_Exercise directions_
Transcribe all of the material exactly. Any picture in it should be left out.

_Data extract_

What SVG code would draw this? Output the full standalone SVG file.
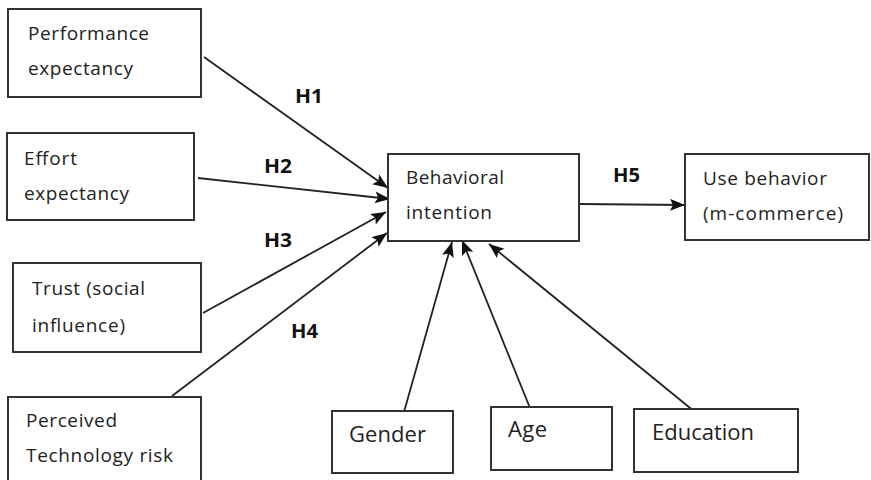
<svg xmlns="http://www.w3.org/2000/svg" width="871" height="480" viewBox="0 0 871 480">
  <style>
    .box { fill: #ffffff; stroke: #333333; stroke-width: 2; }
    .lbl { font-family: "Open Sans", "Noto Sans", sans-serif; font-size: 19px; fill: #222222; }
    .big { font-family: "Open Sans", "Noto Sans", sans-serif; font-size: 22px; fill: #222222; }
    .hyp { font-family: "Open Sans", "Noto Sans", sans-serif; font-size: 19px; font-weight: bold; fill: #111111; }
    .link { stroke: #222222; stroke-width: 1.8; fill: none; marker-end: url(#arrow); }
  </style>
  <defs>
    <marker id="arrow" markerUnits="userSpaceOnUse" markerWidth="16" markerHeight="14" viewBox="0 0 16 14" refX="15" refY="6" orient="auto">
      <path d="M0,0 L15,6 L0,12 L3,6 z" fill="#111111"/>
    </marker>
  </defs>
  <rect width="871" height="480" fill="#ffffff"/>

  <!-- connectors -->
  <g id="connectors">
    <line class="link" x1="204" y1="57" x2="388" y2="188"/>
    <line class="link" x1="198" y1="178" x2="390" y2="199"/>
    <line class="link" x1="203" y1="313" x2="386" y2="212"/>
    <line class="link" x1="172" y1="396" x2="387" y2="233"/>
    <line class="link" x1="579" y1="204" x2="685" y2="205"/>
    <line class="link" x1="404" y1="412" x2="452" y2="242"/>
    <line class="link" x1="530" y1="408" x2="462" y2="240"/>
    <line class="link" x1="695" y1="412" x2="489" y2="244"/>
    <text class="hyp" x="295" y="103" textLength="28" lengthAdjust="spacingAndGlyphs">H1</text>
    <text class="hyp" x="264" y="173" textLength="28" lengthAdjust="spacingAndGlyphs">H2</text>
    <text class="hyp" x="264" y="247" textLength="28" lengthAdjust="spacingAndGlyphs">H3</text>
    <text class="hyp" x="291" y="338" textLength="27" lengthAdjust="spacingAndGlyphs">H4</text>
    <text class="hyp" x="613" y="182" textLength="27" lengthAdjust="spacingAndGlyphs">H5</text>
  </g>

  <g id="performance-expectancy">
    <rect class="box" x="8" y="9" width="193" height="88"/>
    <text class="lbl" x="28" y="40" textLength="121" lengthAdjust="spacing">Performance</text>
    <text class="lbl" x="28" y="75" textLength="105" lengthAdjust="spacing">expectancy</text>
  </g>

  <g id="effort-expectancy">
    <rect class="box" x="7" y="133" width="187" height="87"/>
    <text class="lbl" x="24" y="165" textLength="53" lengthAdjust="spacing">Effort</text>
    <text class="lbl" x="24" y="200" textLength="105" lengthAdjust="spacing">expectancy</text>
  </g>

  <g id="trust">
    <rect class="box" x="13" y="263" width="188" height="89"/>
    <text class="lbl" x="32" y="295" textLength="113" lengthAdjust="spacing">Trust (social</text>
    <text class="lbl" x="32" y="332" textLength="93" lengthAdjust="spacing">influence)</text>
  </g>

  <g id="perceived-risk">
    <rect class="box" x="8" y="397" width="193" height="100"/>
    <text class="lbl" x="26" y="427" textLength="91" lengthAdjust="spacing">Perceived</text>
    <text class="lbl" x="26" y="462" textLength="147" lengthAdjust="spacing">Technology risk</text>
  </g>

  <g id="behavioral-intention">
    <rect class="box" x="388" y="154" width="191" height="87"/>
    <text class="lbl" x="406" y="184" textLength="98" lengthAdjust="spacing">Behavioral</text>
    <text class="lbl" x="406" y="219" textLength="86" lengthAdjust="spacing">intention</text>
  </g>

  <g id="use-behavior">
    <rect class="box" x="685" y="154" width="184" height="86"/>
    <text class="lbl" x="703" y="185" textLength="124" lengthAdjust="spacing">Use behavior</text>
    <text class="lbl" x="703" y="220" textLength="140" lengthAdjust="spacing">(m-commerce)</text>
  </g>

  <g id="gender">
    <rect class="box" x="332" y="411" width="121" height="62"/>
    <text class="big" x="349" y="442" textLength="77" lengthAdjust="spacing">Gender</text>
  </g>

  <g id="age">
    <rect class="box" x="491" y="407" width="121" height="63"/>
    <text class="big" x="508" y="437" textLength="39" lengthAdjust="spacing">Age</text>
  </g>

  <g id="education">
    <rect class="box" x="634" y="409" width="164" height="63"/>
    <text class="big" x="652" y="440" textLength="102" lengthAdjust="spacing">Education</text>
  </g>
</svg>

_The completed task_
What SVG code would draw this? Output the full standalone SVG file.
<svg xmlns="http://www.w3.org/2000/svg" width="871" height="480" viewBox="0 0 871 480">
  <style>
    .box { fill: #ffffff; stroke: #333333; stroke-width: 2; }
    .lbl { font-family: "Open Sans", "Noto Sans", sans-serif; font-size: 19px; fill: #222222; }
    .big { font-family: "Open Sans", "Noto Sans", sans-serif; font-size: 22px; fill: #222222; }
    .hyp { font-family: "Open Sans", "Noto Sans", sans-serif; font-size: 19px; font-weight: bold; fill: #111111; }
    .link { stroke: #222222; stroke-width: 1.8; fill: none; marker-end: url(#arrow); }
  </style>
  <defs>
    <marker id="arrow" markerUnits="userSpaceOnUse" markerWidth="16" markerHeight="14" viewBox="0 0 16 14" refX="15" refY="6" orient="auto">
      <path d="M0,0 L15,6 L0,12 L3,6 z" fill="#111111"/>
    </marker>
  </defs>
  <rect width="871" height="480" fill="#ffffff"/>

  <!-- connectors -->
  <g id="connectors">
    <line class="link" x1="204" y1="57" x2="388" y2="188"/>
    <line class="link" x1="198" y1="178" x2="390" y2="199"/>
    <line class="link" x1="203" y1="313" x2="386" y2="212"/>
    <line class="link" x1="172" y1="396" x2="387" y2="233"/>
    <line class="link" x1="579" y1="204" x2="685" y2="205"/>
    <line class="link" x1="404" y1="412" x2="452" y2="242"/>
    <line class="link" x1="530" y1="408" x2="462" y2="240"/>
    <line class="link" x1="695" y1="412" x2="489" y2="244"/>
    <text class="hyp" x="295" y="103" textLength="28" lengthAdjust="spacingAndGlyphs">H1</text>
    <text class="hyp" x="264" y="173" textLength="28" lengthAdjust="spacingAndGlyphs">H2</text>
    <text class="hyp" x="264" y="247" textLength="28" lengthAdjust="spacingAndGlyphs">H3</text>
    <text class="hyp" x="291" y="338" textLength="27" lengthAdjust="spacingAndGlyphs">H4</text>
    <text class="hyp" x="613" y="182" textLength="27" lengthAdjust="spacingAndGlyphs">H5</text>
  </g>

  <g id="performance-expectancy">
    <rect class="box" x="8" y="9" width="193" height="88"/>
    <text class="lbl" x="28" y="40" textLength="121" lengthAdjust="spacing">Performance</text>
    <text class="lbl" x="28" y="75" textLength="105" lengthAdjust="spacing">expectancy</text>
  </g>

  <g id="effort-expectancy">
    <rect class="box" x="7" y="133" width="187" height="87"/>
    <text class="lbl" x="24" y="165" textLength="53" lengthAdjust="spacing">Effort</text>
    <text class="lbl" x="24" y="200" textLength="105" lengthAdjust="spacing">expectancy</text>
  </g>

  <g id="trust">
    <rect class="box" x="13" y="263" width="188" height="89"/>
    <text class="lbl" x="32" y="295" textLength="113" lengthAdjust="spacing">Trust (social</text>
    <text class="lbl" x="32" y="332" textLength="93" lengthAdjust="spacing">influence)</text>
  </g>

  <g id="perceived-risk">
    <rect class="box" x="8" y="397" width="193" height="100"/>
    <text class="lbl" x="26" y="427" textLength="91" lengthAdjust="spacing">Perceived</text>
    <text class="lbl" x="26" y="462" textLength="147" lengthAdjust="spacing">Technology risk</text>
  </g>

  <g id="behavioral-intention">
    <rect class="box" x="388" y="154" width="191" height="87"/>
    <text class="lbl" x="406" y="184" textLength="98" lengthAdjust="spacing">Behavioral</text>
    <text class="lbl" x="406" y="219" textLength="86" lengthAdjust="spacing">intention</text>
  </g>

  <g id="use-behavior">
    <rect class="box" x="685" y="154" width="184" height="86"/>
    <text class="lbl" x="703" y="185" textLength="124" lengthAdjust="spacing">Use behavior</text>
    <text class="lbl" x="703" y="220" textLength="140" lengthAdjust="spacing">(m-commerce)</text>
  </g>

  <g id="gender">
    <rect class="box" x="332" y="411" width="121" height="62"/>
    <text class="big" x="349" y="442" textLength="77" lengthAdjust="spacing">Gender</text>
  </g>

  <g id="age">
    <rect class="box" x="491" y="407" width="121" height="63"/>
    <text class="big" x="508" y="437" textLength="39" lengthAdjust="spacing">Age</text>
  </g>

  <g id="education">
    <rect class="box" x="634" y="409" width="164" height="63"/>
    <text class="big" x="652" y="440" textLength="102" lengthAdjust="spacing">Education</text>
  </g>
</svg>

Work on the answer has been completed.